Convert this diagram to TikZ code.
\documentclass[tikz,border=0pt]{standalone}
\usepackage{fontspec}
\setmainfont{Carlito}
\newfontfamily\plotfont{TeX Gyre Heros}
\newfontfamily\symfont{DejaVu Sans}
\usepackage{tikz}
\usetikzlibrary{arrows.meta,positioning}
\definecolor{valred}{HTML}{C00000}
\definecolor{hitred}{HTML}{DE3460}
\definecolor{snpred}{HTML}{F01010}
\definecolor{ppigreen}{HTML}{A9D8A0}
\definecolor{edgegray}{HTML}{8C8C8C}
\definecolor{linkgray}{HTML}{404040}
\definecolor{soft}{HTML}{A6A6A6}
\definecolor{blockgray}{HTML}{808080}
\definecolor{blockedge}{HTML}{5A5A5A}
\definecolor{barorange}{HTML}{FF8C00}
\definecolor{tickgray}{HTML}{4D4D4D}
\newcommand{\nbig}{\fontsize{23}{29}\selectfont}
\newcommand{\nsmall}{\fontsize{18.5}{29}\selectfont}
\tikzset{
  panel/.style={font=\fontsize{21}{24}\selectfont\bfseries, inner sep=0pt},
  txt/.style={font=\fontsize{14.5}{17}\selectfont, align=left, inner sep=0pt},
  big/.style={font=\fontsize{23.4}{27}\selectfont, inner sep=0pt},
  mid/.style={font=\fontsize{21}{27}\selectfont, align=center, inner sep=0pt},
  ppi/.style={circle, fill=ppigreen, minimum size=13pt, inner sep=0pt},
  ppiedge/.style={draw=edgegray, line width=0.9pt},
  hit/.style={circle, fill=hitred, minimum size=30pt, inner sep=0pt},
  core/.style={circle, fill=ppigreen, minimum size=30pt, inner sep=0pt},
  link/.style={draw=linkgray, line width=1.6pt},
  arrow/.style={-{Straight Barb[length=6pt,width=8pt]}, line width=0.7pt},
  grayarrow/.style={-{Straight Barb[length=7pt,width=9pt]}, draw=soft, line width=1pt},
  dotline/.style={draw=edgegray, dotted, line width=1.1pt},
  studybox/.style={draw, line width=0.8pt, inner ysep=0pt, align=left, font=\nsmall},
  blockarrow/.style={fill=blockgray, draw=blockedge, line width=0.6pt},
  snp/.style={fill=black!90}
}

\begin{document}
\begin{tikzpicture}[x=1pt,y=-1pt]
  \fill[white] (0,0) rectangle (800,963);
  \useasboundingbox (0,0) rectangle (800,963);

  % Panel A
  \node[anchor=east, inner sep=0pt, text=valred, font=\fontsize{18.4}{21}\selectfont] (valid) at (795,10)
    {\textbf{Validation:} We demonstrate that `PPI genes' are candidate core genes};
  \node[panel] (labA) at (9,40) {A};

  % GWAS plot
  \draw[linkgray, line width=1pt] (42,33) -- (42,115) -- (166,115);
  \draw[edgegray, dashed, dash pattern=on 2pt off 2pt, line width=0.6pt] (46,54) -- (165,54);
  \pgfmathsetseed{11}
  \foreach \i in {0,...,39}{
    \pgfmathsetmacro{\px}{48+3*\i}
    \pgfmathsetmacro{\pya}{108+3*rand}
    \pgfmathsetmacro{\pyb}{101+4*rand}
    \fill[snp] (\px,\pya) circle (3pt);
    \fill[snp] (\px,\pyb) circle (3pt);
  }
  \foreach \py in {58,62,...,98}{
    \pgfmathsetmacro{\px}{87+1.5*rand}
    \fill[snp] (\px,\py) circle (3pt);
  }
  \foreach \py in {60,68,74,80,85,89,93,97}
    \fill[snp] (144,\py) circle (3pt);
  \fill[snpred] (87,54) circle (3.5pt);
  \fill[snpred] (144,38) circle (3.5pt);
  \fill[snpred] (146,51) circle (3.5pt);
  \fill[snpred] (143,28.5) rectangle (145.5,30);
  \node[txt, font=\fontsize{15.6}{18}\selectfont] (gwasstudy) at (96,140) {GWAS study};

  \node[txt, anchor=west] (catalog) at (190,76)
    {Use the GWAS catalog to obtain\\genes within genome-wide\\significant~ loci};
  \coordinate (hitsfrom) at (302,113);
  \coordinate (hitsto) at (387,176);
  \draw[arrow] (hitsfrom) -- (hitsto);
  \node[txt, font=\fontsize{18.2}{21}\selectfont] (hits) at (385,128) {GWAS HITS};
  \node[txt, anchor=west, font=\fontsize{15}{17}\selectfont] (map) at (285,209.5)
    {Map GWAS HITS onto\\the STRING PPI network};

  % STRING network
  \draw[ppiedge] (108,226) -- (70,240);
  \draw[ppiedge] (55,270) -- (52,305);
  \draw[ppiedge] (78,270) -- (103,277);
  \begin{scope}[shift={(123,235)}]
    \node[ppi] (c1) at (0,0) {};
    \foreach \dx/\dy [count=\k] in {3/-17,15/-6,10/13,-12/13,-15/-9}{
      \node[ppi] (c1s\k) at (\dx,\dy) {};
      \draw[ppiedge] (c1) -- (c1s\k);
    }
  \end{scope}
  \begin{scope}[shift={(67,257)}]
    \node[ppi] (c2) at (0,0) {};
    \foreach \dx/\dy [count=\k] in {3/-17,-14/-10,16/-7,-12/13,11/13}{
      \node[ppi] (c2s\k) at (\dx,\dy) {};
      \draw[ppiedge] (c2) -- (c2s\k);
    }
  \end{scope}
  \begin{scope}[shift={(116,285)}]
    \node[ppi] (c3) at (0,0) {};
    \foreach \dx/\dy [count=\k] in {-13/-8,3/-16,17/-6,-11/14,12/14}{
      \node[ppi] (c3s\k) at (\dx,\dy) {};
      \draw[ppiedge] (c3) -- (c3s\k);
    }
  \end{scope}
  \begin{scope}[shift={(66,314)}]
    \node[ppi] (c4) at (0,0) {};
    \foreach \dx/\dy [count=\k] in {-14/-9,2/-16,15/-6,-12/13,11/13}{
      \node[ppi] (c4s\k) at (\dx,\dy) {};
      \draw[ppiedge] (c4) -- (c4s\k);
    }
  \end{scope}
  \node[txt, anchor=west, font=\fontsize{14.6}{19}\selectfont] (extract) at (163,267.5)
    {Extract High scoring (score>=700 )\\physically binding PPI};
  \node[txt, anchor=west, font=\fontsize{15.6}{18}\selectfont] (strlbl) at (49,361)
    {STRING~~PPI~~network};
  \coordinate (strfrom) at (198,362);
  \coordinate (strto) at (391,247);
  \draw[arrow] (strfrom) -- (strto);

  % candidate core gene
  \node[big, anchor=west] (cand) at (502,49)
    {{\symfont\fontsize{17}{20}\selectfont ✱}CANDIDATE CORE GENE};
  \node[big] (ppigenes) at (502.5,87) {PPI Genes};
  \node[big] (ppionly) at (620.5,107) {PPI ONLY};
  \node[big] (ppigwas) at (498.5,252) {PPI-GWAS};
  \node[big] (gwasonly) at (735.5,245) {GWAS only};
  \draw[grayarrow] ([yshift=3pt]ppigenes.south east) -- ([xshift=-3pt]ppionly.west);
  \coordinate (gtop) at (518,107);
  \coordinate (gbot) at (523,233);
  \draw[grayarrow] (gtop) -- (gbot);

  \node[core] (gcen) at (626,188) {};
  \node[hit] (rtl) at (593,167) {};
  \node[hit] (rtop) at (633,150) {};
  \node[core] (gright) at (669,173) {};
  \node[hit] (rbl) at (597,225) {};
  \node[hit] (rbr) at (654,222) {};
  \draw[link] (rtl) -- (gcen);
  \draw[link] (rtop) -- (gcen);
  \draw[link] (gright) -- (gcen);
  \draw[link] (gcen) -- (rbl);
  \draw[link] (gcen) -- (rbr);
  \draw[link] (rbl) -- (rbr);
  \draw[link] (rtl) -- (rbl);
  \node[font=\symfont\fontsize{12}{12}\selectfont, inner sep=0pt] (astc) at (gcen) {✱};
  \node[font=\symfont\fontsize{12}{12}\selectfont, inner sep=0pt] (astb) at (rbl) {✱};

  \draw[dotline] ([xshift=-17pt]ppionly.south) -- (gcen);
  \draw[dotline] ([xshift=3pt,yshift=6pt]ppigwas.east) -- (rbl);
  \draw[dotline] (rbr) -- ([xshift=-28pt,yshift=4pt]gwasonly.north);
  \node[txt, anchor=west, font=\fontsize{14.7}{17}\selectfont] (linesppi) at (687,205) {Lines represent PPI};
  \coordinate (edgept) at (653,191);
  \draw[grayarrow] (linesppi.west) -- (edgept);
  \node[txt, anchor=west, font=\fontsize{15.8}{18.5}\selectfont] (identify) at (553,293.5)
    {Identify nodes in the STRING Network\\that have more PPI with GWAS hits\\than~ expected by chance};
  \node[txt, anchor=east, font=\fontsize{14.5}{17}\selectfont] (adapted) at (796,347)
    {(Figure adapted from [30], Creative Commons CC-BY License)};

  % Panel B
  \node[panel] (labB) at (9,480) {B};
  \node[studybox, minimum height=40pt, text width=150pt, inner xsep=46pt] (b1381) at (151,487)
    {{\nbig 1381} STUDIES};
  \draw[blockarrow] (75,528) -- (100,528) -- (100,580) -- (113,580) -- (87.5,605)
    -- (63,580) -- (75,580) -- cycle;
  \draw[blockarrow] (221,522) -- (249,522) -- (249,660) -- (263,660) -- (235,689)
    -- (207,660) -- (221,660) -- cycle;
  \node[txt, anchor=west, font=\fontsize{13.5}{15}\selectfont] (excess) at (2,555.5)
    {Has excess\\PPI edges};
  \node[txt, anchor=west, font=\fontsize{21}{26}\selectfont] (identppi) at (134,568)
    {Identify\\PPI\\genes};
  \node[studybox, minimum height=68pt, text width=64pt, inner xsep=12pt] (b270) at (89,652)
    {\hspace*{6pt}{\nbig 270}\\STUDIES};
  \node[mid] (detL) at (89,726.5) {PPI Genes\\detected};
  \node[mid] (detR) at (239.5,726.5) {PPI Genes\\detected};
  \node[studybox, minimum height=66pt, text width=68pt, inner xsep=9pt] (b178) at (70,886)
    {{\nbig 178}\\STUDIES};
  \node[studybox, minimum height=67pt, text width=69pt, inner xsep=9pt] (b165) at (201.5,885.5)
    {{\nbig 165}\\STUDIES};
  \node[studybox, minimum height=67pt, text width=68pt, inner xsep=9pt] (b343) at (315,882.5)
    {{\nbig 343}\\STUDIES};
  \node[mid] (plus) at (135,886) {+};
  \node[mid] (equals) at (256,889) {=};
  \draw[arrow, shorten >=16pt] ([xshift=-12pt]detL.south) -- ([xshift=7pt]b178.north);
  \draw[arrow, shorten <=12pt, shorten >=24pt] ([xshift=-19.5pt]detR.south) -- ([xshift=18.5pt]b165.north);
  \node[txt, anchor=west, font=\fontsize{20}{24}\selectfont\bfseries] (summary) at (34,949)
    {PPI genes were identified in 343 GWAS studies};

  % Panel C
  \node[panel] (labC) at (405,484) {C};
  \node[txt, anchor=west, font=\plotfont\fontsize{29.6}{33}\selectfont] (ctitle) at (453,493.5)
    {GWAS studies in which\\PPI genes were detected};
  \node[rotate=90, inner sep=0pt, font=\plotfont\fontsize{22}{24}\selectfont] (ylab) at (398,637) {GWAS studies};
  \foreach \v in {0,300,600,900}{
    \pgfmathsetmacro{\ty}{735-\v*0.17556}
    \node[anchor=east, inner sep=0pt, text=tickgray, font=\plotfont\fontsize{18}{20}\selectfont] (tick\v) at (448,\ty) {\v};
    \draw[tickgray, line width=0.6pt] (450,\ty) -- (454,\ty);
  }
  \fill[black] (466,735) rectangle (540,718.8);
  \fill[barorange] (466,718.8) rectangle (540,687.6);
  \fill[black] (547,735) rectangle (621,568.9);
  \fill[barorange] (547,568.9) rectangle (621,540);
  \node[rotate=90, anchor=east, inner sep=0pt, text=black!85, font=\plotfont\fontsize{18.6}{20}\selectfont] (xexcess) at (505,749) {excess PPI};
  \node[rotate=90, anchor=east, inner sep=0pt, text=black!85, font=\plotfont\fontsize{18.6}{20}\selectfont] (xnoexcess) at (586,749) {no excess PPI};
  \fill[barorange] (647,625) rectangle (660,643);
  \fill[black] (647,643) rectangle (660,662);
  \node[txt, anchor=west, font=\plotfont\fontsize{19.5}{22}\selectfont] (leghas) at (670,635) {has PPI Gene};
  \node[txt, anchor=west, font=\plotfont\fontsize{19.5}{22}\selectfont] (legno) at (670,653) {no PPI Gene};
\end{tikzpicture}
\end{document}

++++++

• Aim:
Write out, exactly and with nothing else, the lines of the listing above from its first line through the line with "(labA) at (9,40)".

• Right answer:
Convert this diagram to TikZ code.
\documentclass[tikz,border=0pt]{standalone}
\usepackage{fontspec}
\setmainfont{Carlito}
\newfontfamily\plotfont{TeX Gyre Heros}
\newfontfamily\symfont{DejaVu Sans}
\usepackage{tikz}
\usetikzlibrary{arrows.meta,positioning}
\definecolor{valred}{HTML}{C00000}
\definecolor{hitred}{HTML}{DE3460}
\definecolor{snpred}{HTML}{F01010}
\definecolor{ppigreen}{HTML}{A9D8A0}
\definecolor{edgegray}{HTML}{8C8C8C}
\definecolor{linkgray}{HTML}{404040}
\definecolor{soft}{HTML}{A6A6A6}
\definecolor{blockgray}{HTML}{808080}
\definecolor{blockedge}{HTML}{5A5A5A}
\definecolor{barorange}{HTML}{FF8C00}
\definecolor{tickgray}{HTML}{4D4D4D}
\newcommand{\nbig}{\fontsize{23}{29}\selectfont}
\newcommand{\nsmall}{\fontsize{18.5}{29}\selectfont}
\tikzset{
  panel/.style={font=\fontsize{21}{24}\selectfont\bfseries, inner sep=0pt},
  txt/.style={font=\fontsize{14.5}{17}\selectfont, align=left, inner sep=0pt},
  big/.style={font=\fontsize{23.4}{27}\selectfont, inner sep=0pt},
  mid/.style={font=\fontsize{21}{27}\selectfont, align=center, inner sep=0pt},
  ppi/.style={circle, fill=ppigreen, minimum size=13pt, inner sep=0pt},
  ppiedge/.style={draw=edgegray, line width=0.9pt},
  hit/.style={circle, fill=hitred, minimum size=30pt, inner sep=0pt},
  core/.style={circle, fill=ppigreen, minimum size=30pt, inner sep=0pt},
  link/.style={draw=linkgray, line width=1.6pt},
  arrow/.style={-{Straight Barb[length=6pt,width=8pt]}, line width=0.7pt},
  grayarrow/.style={-{Straight Barb[length=7pt,width=9pt]}, draw=soft, line width=1pt},
  dotline/.style={draw=edgegray, dotted, line width=1.1pt},
  studybox/.style={draw, line width=0.8pt, inner ysep=0pt, align=left, font=\nsmall},
  blockarrow/.style={fill=blockgray, draw=blockedge, line width=0.6pt},
  snp/.style={fill=black!90}
}

\begin{document}
\begin{tikzpicture}[x=1pt,y=-1pt]
  \fill[white] (0,0) rectangle (800,963);
  \useasboundingbox (0,0) rectangle (800,963);

  % Panel A
  \node[anchor=east, inner sep=0pt, text=valred, font=\fontsize{18.4}{21}\selectfont] (valid) at (795,10)
    {\textbf{Validation:} We demonstrate that `PPI genes' are candidate core genes};
  \node[panel] (labA) at (9,40) {A};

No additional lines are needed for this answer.